Toutefois, l’avis de Arjoun Saïed n’est pas partagé par tout le monde. Selon Marouène Bdioui, maître assistant de l’enseignement supérieur agricole à l’Institut national des sciences et technologies de la mer (Instm), il n’y a pas de requins sur les côtes tunisiennes. «Ce sont seulement des rumeurs qui circulent sur les réseaux sociaux, suite à la fabrication de vidéos. D’ailleurs, suite à une recherche inversée d’images réalisée avec le logiciel InVid Verify, il s’est avéré que la vidéo virale qui a effrayé les internautes n’a pas été prise à Mahdia. La vidéo en question est bien réelle, cependant elle a été filmée à Orange Beach, en Alabama, aux États-Unis, en août 2022. Celle-ci a été diffusée pour semer le doute et créer de l’ambiguïté », a-t-il encore surenchéri. Bdioui rappelle surtout qu’il n’y a jamais eu d’incidents sur nos côtes. Et d’ajouter que seule une ou deux espèces de requins de grande taille sont présentes en Méditerranée. Ces espèces sont plus ou moins dangereuses pour l’homme, mais ne se rapprochent généralement pas des côtes car leur source d’alimentation se trouve dans des profondeurs abyssales.
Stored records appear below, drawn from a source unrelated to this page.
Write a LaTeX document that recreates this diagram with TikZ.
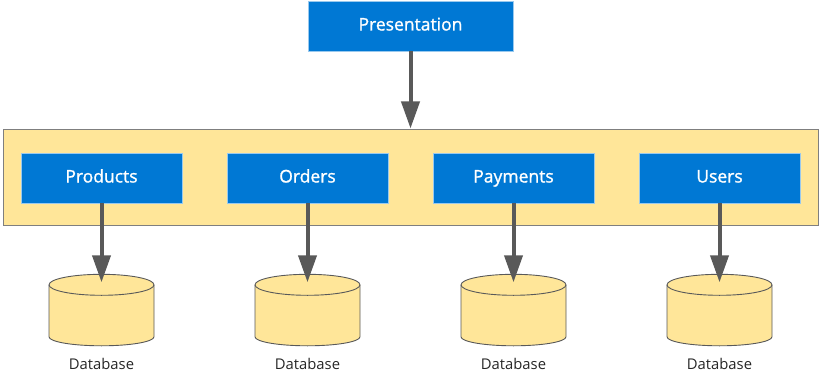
\documentclass[tikz,border=0pt]{standalone}
\usepackage{fontspec}
\setmainfont{Open Sans}
\newfontfamily\svcfont{Open Sans}[FakeBold=1.2]
\usetikzlibrary{arrows.meta}
\definecolor{msblue}{HTML}{0078D4}
\definecolor{paleyel}{HTML}{FFE699}
\definecolor{arrgray}{HTML}{595959}
\definecolor{boxedge}{HTML}{7F7F7F}
\tikzset{
  svc/.style={rectangle, fill=msblue, draw=msblue!40, line width=0.8pt, minimum width=161pt, minimum height=50pt, inner sep=0pt, text=white, text height=12.5pt, text depth=3.5pt, font=\svcfont\fontsize{17.5}{20}\selectfont},
  flow/.style={draw=arrgray, line width=4pt, -{Triangle[width=18pt,length=27pt]}},
  dbspace/.style={rectangle, draw=none, minimum width=105pt, minimum height=72pt, inner sep=0pt},
  dblabel/.style={font=\fontsize{14.8}{17}\selectfont, text=black!85},
  cyl/.style={fill=paleyel, draw=arrgray, line width=0.9pt}
}
\newcommand{\dbcyl}[1]{%
  \path[cyl] ([xshift=-52.5pt]#1.north) ++(0,-10.5pt) -- ++(0,-52pt)
     arc[start angle=180, end angle=360, x radius=52.5pt, y radius=9pt]
     -- ++(0,52pt) arc[start angle=0, end angle=180, x radius=52.5pt, y radius=10.5pt] -- cycle;
  \draw[cyl, fill=none] ([xshift=-52.5pt]#1.north) ++(0,-10.5pt)
     arc[start angle=180, end angle=360, x radius=52.5pt, y radius=10.5pt];
}
\begin{document}
\begin{tikzpicture}[x=1pt,y=-1pt]
\useasboundingbox (0,0) rectangle (821,385);
\node[svc, minimum width=205pt] (pres) at (410.5,26) {Presentation};
\node[rectangle, fill=paleyel, draw=boxedge, line width=1pt, minimum width=815pt, minimum height=96pt, inner sep=0pt] (cont) at (410.5,177) {};
\node[svc] (products) at (101.5,178) {Products};
\node[svc] (orders) at (307.5,178) {Orders};
\node[svc] (payments) at (513.5,178) {Payments};
\node[svc] (users) at (719.5,178) {Users};
\foreach \n/\x in {db1/101.5, db2/307.5, db3/513.5, db4/719.5}{
  \node[dbspace] (\n) at (\x,310.5) {};
  \dbcyl{\n}
}
\node[dblabel] (l1) at (101.5,364) {Database};
\node[dblabel] (l2) at (307.5,364) {Database};
\node[dblabel] (l3) at (513.5,364) {Database};
\node[dblabel] (l4) at (719.5,364) {Database};
\draw[flow] (pres.south) -- (cont.north -| pres.south);
\foreach \s/\d in {products/db1, orders/db2, payments/db3, users/db4}{
  \draw[flow] (\s.south) -- ([yshift=-8pt]\d.north);
}
\end{tikzpicture}
\end{document}
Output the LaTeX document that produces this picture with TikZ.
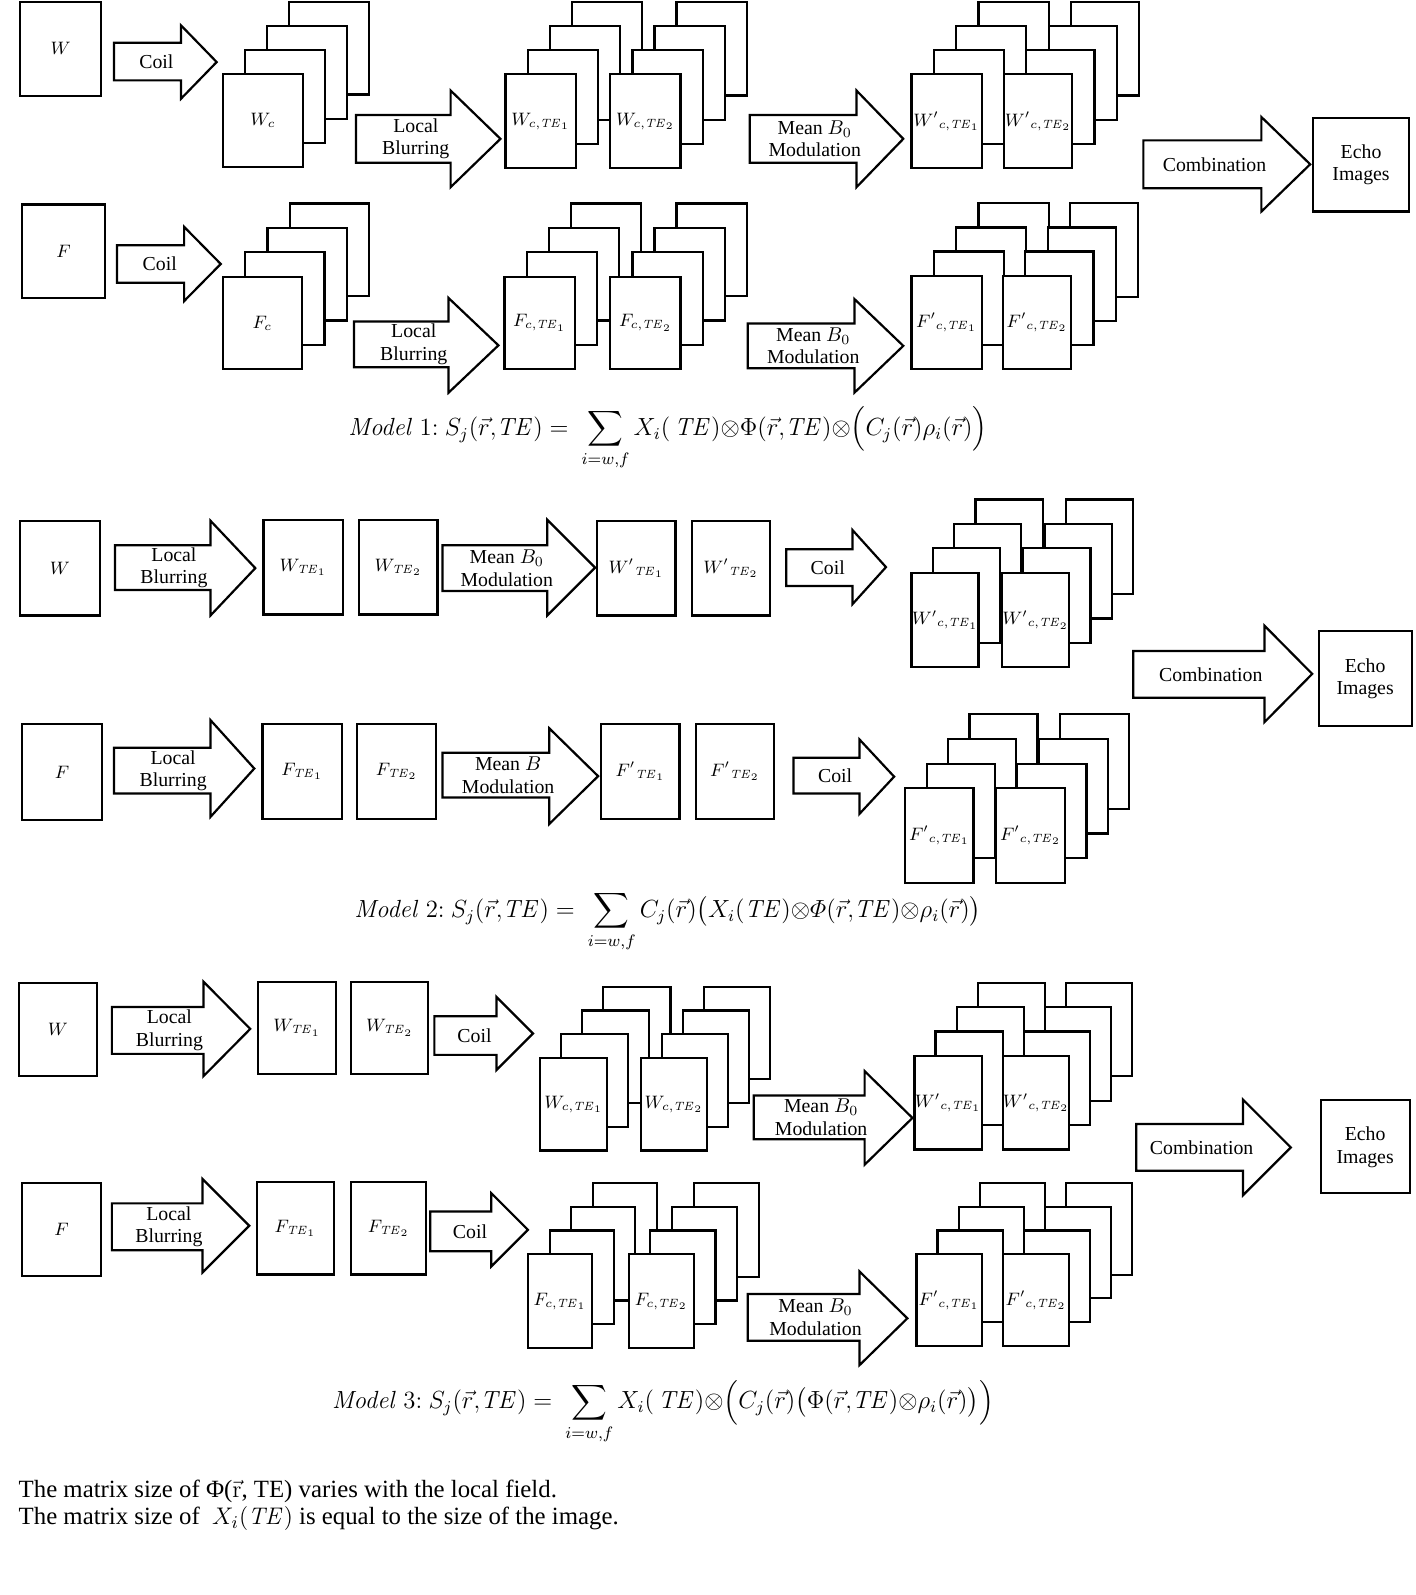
\documentclass[tikz,border=0pt]{standalone}
\usepackage{amsmath}
\usepackage{graphicx}
\usepackage[no-math]{fontspec}
\setmainfont{Liberation Serif}
\tikzset{
  boxline/.style={draw=black, line width=1.1pt, fill=white},
  arrline/.style={draw=black, line width=1.1pt, fill=white, line join=miter},
  boxlbl/.style={inner sep=0pt, font=\fontsize{9}{11}\selectfont},
  albl/.style={align=center, inner sep=0pt, font=\fontsize{9.9}{11.2}\selectfont},
  formula/.style={inner sep=0pt, anchor=base west, font=\fontsize{12}{14}\selectfont},
  note/.style={inner sep=0pt, anchor=base west, font=\fontsize{12.4}{13.7}\selectfont}
}
% single image box: name, x1, y1, x2, y2, label
\newcommand\imgbox[6]{%
  \draw[boxline] (#2,#3) rectangle (#4,#5);
  \node[boxlbl] (#1) at ({(#2+#4)/2},{(#3+#5)/2}) {#6};}
% stack of four boxes: name, front x1, y1, x2, y2, dx, dy, label
\newcommand\imgstack[8]{%
  \foreach \k in {3,2,1,0}{\draw[boxline] ({#2+\k*#6},{#3-\k*#7}) rectangle ({#4+\k*#6},{#5-\k*#7});}
  \node[boxlbl] (#1) at ({(#2+#4)/2},{(#3+#5)/2}) {#8};}
% block arrow: name, body left, head base, tip, body top, body bottom, head top, head bottom, label
\newcommand\blockarrow[9]{%
  \draw[arrline] (#2,#5) -- (#3,#5) -- (#3,#7) -- (#4,{(#7+#8)/2}) -- (#3,#8) -- (#3,#6) -- (#2,#6) -- cycle;
  \node[albl] (#1) at ({(#2+#3)/2+(#4-#3)/4},{(#5+#6)/2}) {#9};}
\newcommand\TEs[1]{\mathit{TE}_{#1}}
\newcommand\eqscale[1]{\scalebox{1.033}{#1}}
\begin{document}
\begin{tikzpicture}[x=0.508621pt,y=-0.508621pt]
\fill[white] (0,0) rectangle (1392,1568);
\useasboundingbox (0,0) rectangle (1392,1568);

% ================= Model 1 =================
\imgbox{w1}{20}{2}{99}{94}{$W$}
\blockarrow{c1w}{112}{178}{213}{42}{79}{25}{97}{Coil}
\imgstack{wc1}{219}{73}{298}{164}{21.7}{23.7}{$W_c$}
\blockarrow{lb1w}{350}{443}{492}{113}{160}{89}{184}{Local\\Blurring}
\imgstack{wcte1}{497}{73}{566}{165}{21.7}{23.7}{$W_{c{,}\TEs1}$}
\imgstack{wcte2}{600}{73}{669}{165}{21.7}{23.7}{$W_{c{,}\TEs2}$}
\blockarrow{mb1w}{737}{842}{888}{113}{160}{89}{184}{Mean $B_0$\\Modulation}
\imgstack{wpc1}{896}{73}{965}{165}{22}{23.7}{$W'{}_{c{,}\TEs1}$}
\imgstack{wpc2}{987}{73}{1054}{165}{22}{23.7}{$W'{}_{c{,}\TEs2}$}
\blockarrow{comb1}{1124}{1240}{1288}{138}{185}{115}{208}{Combination}
\draw[boxline] (1291,116) rectangle (1385,208);
\node[albl] (echo1) at (1338,162) {Echo\\Images};

\imgbox{f1}{22}{201}{103}{293}{$F$}
\blockarrow{c1f}{115}{181}{217}{241}{278}{223}{296}{Coil}
\imgstack{fc1}{219}{272}{297}{363}{22}{24}{$F_c$}
\blockarrow{lb1f}{348}{441}{490}{316}{361}{293}{386}{Local\\Blurring}
\imgstack{fcte1}{496}{272}{565}{363}{21.7}{24}{$F_{c{,}\TEs1}$}
\imgstack{fcte2}{600}{272}{669}{363}{21.7}{24}{$F_{c{,}\TEs2}$}
\blockarrow{mb1f}{735}{840}{888}{318}{362}{294}{386}{Mean $B_0$\\Modulation}
\imgstack{fpc1}{896}{271}{965}{363}{22}{23.7}{$F'{}_{c{,}\TEs1}$}
\imgstack{fpc2}{986}{271}{1053}{363}{22}{23.7}{$F'{}_{c{,}\TEs2}$}

\node[formula] (eq1) at (342,428) {\eqscale{$\mathit{Model}\ 1{:}\ S_j(\vec{r}{,}\mathit{TE}) =\ \displaystyle\sum_{i=w,f} X_i(\,\mathit{TE}){\otimes}\Phi(\vec{r}{,}\mathit{TE}){\otimes}\Bigl(C_j(\vec{r})\rho_i(\vec{r})\Bigr)$}};

% ================= Model 2 =================
\imgbox{w2}{20}{512}{98}{605}{$W$}
\blockarrow{lb2w}{113}{207}{251}{536}{580}{512}{605}{Local\\Blurring}
\imgbox{wte1}{259}{511}{337}{604}{$W_{\TEs1}$}
\imgbox{wte2}{353}{511}{430}{604}{$W_{\TEs2}$}
\blockarrow{mb2w}{435}{538}{585}{536}{581}{511}{605}{Mean $B_0$\\Modulation}
\imgbox{wpte1}{587}{512}{664}{605}{$W'{}_{\TEs1}$}
\imgbox{wpte2}{680}{512}{757}{605}{$W'{}_{\TEs2}$}
\blockarrow{c2w}{773}{838}{871}{540}{576}{521}{594}{Coil}
\imgstack{wpc21}{896}{563}{962}{656}{21}{24}{$W'{}_{c{,}\TEs1}$}
\imgstack{wpc22}{985}{563}{1051}{656}{21}{24}{$W'{}_{c{,}\TEs2}$}
\blockarrow{comb2}{1114}{1243}{1290}{640}{686}{615}{710}{Combination}
\draw[boxline] (1297,620) rectangle (1388,714);
\node[albl] (echo2) at (1342,667) {Echo\\Images};

\imgbox{f2}{22}{712}{100}{806}{$F$}
\blockarrow{lb2f}{112}{207}{250}{735}{780}{708}{803}{Local\\Blurring}
\imgbox{fte1}{258}{712}{336}{805}{$F_{\TEs1}$}
\imgbox{fte2}{351}{712}{429}{805}{$F_{\TEs2}$}
\blockarrow{mb2f}{435}{540}{588}{740}{784}{716}{810}{Mean $B$\\Modulation}
\imgbox{fpte1}{591}{712}{668}{805}{$F'{}_{\TEs1}$}
\imgbox{fpte2}{684}{712}{761}{805}{$F'{}_{\TEs2}$}
\blockarrow{c2f}{780}{845}{879}{745}{780}{727}{800}{Coil}
\imgstack{fpc21}{890}{775}{957}{868}{21}{24.3}{$F'{}_{c{,}\TEs1}$}
\imgstack{fpc22}{979}{775}{1047}{868}{21}{24.3}{$F'{}_{c{,}\TEs2}$}

\node[formula] (eq2) at (348,902) {\eqscale{$\mathit{Model}\ 2{:}\ S_j(\vec{r}{,}\mathit{TE}) =\ \displaystyle\sum_{i=w,f} C_j(\vec{r})\bigl(X_i(\mathit{TE}){\otimes}\varPhi(\vec{r}{,}\mathit{TE}){\otimes}\rho_i(\vec{r})\bigr)$}};

% ================= Model 3 =================
\imgbox{w3}{19}{966}{95}{1058}{$W$}
\blockarrow{lb3w}{110}{200}{246}{990}{1036}{965}{1058}{Local\\Blurring}
\imgbox{wte31}{254}{965}{330}{1056}{$W_{\TEs1}$}
\imgbox{wte32}{345}{965}{421}{1056}{$W_{\TEs2}$}
\blockarrow{c3w}{427}{488}{524}{999}{1037}{980}{1052}{Coil}
\imgstack{wc31}{531}{1040}{597}{1131}{20.7}{23.3}{$W_{c{,}\TEs1}$}
\imgstack{wc32}{630}{1040}{695}{1131}{20.7}{23.3}{$W_{c{,}\TEs2}$}
\blockarrow{mb3w}{741}{850}{897}{1077}{1120}{1053}{1145}{Mean $B_0$\\Modulation}
\imgstack{wpc31}{899}{1038}{965}{1130}{20.7}{24}{$W'{}_{c{,}\TEs1}$}
\imgstack{wpc32}{986}{1038}{1051}{1130}{20.7}{24}{$W'{}_{c{,}\TEs2}$}
\blockarrow{comb3}{1117}{1222}{1269}{1105}{1151}{1081}{1175}{Combination}
\draw[boxline] (1299,1081) rectangle (1386,1173);
\node[albl] (echo3) at (1342,1128) {Echo\\Images};

\imgbox{f3}{22}{1163}{99}{1254}{$F$}
\blockarrow{lb3f}{110}{199}{245}{1183}{1229}{1159}{1251}{Local\\Blurring}
\imgbox{fte31}{253}{1162}{328}{1253}{$F_{\TEs1}$}
\imgbox{fte32}{345}{1162}{419}{1253}{$F_{\TEs2}$}
\blockarrow{c3f}{423}{483}{519}{1191}{1230}{1173}{1245}{Coil}
\imgstack{fc31}{519}{1233}{582}{1325}{21.3}{23.3}{$F_{c{,}\TEs1}$}
\imgstack{fc32}{618}{1233}{682}{1325}{21.3}{23.3}{$F_{c{,}\TEs2}$}
\blockarrow{mb3f}{735}{845}{892}{1272}{1318}{1250}{1342}{Mean $B_0$\\Modulation}
\imgstack{fpc31}{901}{1233}{965}{1323}{20.7}{23.3}{$F'{}_{c{,}\TEs1}$}
\imgstack{fpc32}{986}{1233}{1051}{1323}{20.7}{23.3}{$F'{}_{c{,}\TEs2}$}

\node[formula] (eq3) at (326,1385) {\eqscale{$\mathit{Model}\ 3{:}\ S_j(\vec{r}{,}\mathit{TE}) =\ \displaystyle\sum_{i=w,f} X_i(\,\mathit{TE}){\otimes}\Bigl(C_j(\vec{r})\bigl(\Phi(\vec{r}{,}\mathit{TE}){\otimes}\rho_i(\vec{r})\bigr)\Bigr)$}};

% ================= notes =================
\node[note] (note1) at (18,1472) {The matrix size of Φ($\vec{\mathrm{r}}$, TE) varies with the local field.};
\node[note] (note2) at (18,1499) {The matrix size of \ $X_i(\mathit{TE})$ is equal to the size of the image.};
\end{tikzpicture}
\end{document}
De même, une grande partie des requins présents en Méditerranée sont édentés. En outre, 50% des requins concernés n’atteignent pas un mètre de longueur à l’âge adulte, ce qui fait qu’ils sont majoritairement inoffensifs.

L’avis de Saïed et celui de Bdioui sont contradictoires. La divergence d’opinions nous incite à rester quand même vigilants et à prendre les précautions nécessaires. Néanmoins, ce qui semble probablement vrai, c’est qu’il n’y a jamais eu d’attaque de requins sur les côtes tunisiennes.

Le prédateur est-il devenu la proie ?

Selon un rapport publié par le Fonds mondial pour la nature (WWF) en 2019, la Tunisie a été classée deuxième plus gros pêcheur de requins de la Méditerranée après la Libye. L’Homme ne serait-il pas donc celui qui représente une menace pour la survie et la préservation de cette espèce? Ces requins, dont certaines espèces sont en voie d’extinction, sont soumis à une pression grandiose due aux activités anthropiques. En effet, la surpêche croissante engendre un déclin de plusieurs populations de poissons et de mammifères marins. Selon Marouène Bdioui, l’Etat tunisien prend les mesures nécessaires, afin de protéger les élasmobranches et d’assurer la préservation de la biodiversité. Nos eaux regorgent de trésors et sont abondantes en espèces que nous devons sauvegarder à tout prix.